| The exercise |
Your task is to retype, word for word, the lines from the start of the data through the line holding "Chart.register(...registerables);". Do not include the pictures.

| Data provided |
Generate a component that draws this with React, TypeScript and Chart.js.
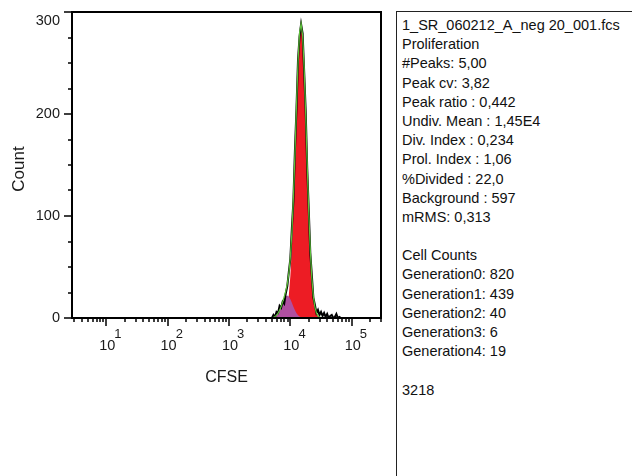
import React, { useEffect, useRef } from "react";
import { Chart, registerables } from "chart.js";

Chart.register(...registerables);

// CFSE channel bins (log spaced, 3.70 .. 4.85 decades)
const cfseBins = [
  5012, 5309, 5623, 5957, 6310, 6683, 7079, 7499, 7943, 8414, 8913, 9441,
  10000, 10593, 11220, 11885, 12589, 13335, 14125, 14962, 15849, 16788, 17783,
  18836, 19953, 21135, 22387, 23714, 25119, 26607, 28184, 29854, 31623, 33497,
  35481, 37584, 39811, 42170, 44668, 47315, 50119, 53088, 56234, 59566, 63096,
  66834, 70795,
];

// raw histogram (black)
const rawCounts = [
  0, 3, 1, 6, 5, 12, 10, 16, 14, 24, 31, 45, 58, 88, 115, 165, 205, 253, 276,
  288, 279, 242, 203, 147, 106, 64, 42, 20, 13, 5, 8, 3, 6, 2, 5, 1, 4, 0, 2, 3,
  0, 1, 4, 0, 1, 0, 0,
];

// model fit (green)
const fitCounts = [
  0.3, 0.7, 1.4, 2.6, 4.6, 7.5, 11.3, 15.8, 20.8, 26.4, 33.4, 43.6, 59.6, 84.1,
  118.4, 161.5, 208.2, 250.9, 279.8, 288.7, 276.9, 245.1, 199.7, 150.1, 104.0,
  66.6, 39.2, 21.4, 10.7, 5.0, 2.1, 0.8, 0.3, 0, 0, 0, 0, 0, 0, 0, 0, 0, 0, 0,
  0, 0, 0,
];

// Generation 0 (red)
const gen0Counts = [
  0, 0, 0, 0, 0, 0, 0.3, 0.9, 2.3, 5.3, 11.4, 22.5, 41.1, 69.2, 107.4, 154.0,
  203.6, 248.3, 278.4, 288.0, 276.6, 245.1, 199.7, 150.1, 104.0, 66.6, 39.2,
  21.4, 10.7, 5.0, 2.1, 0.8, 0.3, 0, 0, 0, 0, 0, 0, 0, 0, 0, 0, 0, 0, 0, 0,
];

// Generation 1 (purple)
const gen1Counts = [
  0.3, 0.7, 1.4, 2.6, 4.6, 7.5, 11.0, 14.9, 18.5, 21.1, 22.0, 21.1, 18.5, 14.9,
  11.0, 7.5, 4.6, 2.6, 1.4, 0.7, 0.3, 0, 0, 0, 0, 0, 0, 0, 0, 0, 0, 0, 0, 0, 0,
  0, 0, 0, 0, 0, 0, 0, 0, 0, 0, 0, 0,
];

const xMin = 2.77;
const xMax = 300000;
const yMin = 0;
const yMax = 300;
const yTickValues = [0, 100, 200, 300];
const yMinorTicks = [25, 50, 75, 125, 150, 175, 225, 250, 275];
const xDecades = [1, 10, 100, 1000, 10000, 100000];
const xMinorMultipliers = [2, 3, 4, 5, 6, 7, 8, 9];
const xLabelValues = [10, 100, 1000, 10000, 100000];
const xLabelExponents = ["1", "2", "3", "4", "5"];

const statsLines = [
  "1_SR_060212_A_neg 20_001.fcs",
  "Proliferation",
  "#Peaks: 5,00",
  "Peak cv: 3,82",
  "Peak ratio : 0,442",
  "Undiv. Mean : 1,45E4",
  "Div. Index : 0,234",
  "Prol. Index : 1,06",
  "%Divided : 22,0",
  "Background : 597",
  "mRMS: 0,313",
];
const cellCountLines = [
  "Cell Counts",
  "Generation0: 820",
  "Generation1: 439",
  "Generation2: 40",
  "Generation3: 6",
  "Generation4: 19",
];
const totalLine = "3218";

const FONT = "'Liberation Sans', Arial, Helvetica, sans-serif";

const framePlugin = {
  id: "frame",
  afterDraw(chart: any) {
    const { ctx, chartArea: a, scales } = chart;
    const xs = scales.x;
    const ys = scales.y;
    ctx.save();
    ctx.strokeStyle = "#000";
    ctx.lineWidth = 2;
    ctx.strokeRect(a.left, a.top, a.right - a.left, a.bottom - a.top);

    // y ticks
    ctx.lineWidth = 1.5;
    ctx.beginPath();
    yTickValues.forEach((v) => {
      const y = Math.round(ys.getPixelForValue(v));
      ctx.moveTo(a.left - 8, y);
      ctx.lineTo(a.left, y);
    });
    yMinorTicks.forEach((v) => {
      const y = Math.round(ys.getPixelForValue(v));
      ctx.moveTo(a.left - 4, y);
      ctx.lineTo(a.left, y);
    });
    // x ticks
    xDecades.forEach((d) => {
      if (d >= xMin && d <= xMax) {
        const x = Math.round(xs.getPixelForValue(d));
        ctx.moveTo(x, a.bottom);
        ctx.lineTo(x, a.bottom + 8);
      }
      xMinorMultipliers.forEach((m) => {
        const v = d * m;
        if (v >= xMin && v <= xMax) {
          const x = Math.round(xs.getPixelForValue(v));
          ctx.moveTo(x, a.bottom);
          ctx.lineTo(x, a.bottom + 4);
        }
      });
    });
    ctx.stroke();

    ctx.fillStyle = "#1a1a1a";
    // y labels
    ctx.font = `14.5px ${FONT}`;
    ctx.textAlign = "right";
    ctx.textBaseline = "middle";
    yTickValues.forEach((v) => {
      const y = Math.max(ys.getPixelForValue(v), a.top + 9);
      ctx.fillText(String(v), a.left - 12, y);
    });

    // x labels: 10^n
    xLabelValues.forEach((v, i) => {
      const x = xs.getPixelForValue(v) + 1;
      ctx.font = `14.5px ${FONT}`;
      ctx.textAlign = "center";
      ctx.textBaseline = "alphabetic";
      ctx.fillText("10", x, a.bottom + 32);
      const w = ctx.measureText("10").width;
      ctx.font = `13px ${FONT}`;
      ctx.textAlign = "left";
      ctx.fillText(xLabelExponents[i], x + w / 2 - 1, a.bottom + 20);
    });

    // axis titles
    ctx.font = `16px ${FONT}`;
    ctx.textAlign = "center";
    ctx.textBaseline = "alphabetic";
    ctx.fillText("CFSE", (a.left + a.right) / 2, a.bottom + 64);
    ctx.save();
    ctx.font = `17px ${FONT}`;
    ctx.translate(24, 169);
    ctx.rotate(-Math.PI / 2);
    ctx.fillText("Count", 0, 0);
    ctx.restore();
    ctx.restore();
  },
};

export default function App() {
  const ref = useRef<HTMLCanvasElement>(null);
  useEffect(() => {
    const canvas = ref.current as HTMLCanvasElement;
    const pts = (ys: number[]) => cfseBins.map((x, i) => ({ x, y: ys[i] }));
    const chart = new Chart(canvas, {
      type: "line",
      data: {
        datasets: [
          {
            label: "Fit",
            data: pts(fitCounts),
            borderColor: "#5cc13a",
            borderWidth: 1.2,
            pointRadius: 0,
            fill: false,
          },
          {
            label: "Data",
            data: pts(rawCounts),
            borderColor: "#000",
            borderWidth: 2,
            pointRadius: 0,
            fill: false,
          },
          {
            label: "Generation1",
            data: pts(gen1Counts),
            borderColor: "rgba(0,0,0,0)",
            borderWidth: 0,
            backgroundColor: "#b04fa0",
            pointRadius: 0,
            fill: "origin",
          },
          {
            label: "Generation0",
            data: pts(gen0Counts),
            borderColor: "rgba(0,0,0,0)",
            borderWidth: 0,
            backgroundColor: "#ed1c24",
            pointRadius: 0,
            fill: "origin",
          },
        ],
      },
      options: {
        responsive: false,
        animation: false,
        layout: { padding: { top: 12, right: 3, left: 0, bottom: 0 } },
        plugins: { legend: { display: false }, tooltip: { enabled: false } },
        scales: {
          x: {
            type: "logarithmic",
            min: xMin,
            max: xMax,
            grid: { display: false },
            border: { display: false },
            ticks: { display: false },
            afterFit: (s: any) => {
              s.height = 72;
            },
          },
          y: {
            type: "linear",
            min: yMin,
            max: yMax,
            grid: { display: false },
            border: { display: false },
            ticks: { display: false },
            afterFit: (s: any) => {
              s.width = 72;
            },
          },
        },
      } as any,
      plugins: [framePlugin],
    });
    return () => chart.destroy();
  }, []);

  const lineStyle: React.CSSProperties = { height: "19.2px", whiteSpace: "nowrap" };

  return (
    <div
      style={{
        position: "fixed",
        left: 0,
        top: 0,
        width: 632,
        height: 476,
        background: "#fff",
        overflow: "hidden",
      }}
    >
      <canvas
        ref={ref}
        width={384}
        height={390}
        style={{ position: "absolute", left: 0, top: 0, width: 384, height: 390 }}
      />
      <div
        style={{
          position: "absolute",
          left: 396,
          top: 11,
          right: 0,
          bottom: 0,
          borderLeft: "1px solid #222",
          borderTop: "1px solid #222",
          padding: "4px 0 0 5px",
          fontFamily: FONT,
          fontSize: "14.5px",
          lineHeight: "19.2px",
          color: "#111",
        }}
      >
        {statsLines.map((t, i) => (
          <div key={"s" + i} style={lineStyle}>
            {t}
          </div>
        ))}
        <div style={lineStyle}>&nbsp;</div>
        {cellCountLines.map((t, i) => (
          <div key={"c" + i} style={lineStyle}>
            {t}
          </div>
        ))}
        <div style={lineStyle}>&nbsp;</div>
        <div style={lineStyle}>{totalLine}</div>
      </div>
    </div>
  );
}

| Exercise result |
Generate a component that draws this with React, TypeScript and Chart.js.
import React, { useEffect, useRef } from "react";
import { Chart, registerables } from "chart.js";

Chart.register(...registerables);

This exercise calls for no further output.